The problem
Reproduce, character for character, the lines below from the first through the one with "import pandas as pd". Leave pictures out.

Recorded data
----------------

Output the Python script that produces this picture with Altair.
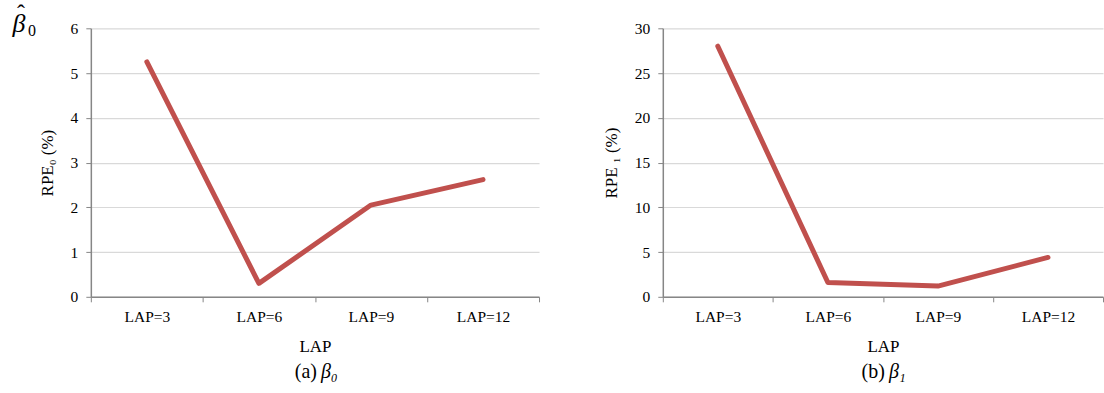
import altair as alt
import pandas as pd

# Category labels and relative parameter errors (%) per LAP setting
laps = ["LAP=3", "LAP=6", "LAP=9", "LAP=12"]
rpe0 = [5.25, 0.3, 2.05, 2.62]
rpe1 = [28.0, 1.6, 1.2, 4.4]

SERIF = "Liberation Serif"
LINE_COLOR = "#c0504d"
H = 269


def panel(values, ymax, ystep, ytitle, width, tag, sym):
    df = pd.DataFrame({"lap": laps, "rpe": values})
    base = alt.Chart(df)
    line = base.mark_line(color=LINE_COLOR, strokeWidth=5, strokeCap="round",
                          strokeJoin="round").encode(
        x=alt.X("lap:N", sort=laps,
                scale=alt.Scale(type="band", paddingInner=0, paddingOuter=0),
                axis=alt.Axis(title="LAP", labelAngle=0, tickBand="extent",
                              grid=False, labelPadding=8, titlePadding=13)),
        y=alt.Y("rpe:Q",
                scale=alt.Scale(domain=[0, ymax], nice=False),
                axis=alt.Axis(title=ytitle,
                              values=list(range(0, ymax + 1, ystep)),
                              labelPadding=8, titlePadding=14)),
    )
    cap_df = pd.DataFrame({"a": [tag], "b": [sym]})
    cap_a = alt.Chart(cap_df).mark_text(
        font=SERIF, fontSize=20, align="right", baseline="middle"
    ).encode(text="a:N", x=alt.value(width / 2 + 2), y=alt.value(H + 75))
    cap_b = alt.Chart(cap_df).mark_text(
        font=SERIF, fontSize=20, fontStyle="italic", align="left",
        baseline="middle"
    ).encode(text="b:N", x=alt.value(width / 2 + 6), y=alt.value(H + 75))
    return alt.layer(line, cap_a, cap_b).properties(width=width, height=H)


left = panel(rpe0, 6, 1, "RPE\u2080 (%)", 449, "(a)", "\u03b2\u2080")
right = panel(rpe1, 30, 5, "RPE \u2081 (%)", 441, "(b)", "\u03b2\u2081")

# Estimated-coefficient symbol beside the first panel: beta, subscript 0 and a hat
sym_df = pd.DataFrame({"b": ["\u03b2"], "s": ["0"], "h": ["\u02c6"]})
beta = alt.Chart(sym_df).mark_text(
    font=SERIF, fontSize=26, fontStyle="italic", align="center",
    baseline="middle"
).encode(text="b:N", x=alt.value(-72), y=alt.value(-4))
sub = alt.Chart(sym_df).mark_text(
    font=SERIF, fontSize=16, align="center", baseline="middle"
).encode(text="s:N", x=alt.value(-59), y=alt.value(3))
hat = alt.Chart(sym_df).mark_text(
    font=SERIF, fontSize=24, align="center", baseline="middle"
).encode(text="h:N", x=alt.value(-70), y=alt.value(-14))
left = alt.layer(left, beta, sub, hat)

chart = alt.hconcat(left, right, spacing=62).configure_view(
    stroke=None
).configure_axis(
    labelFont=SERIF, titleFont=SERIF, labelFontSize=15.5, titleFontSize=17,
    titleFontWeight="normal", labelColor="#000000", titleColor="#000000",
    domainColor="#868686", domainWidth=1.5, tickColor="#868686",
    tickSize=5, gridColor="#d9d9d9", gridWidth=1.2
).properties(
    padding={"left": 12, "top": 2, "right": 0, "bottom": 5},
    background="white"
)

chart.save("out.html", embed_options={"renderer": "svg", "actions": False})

----------------

Finished task
Output the Python script that produces this picture with Altair.
import altair as alt
import pandas as pd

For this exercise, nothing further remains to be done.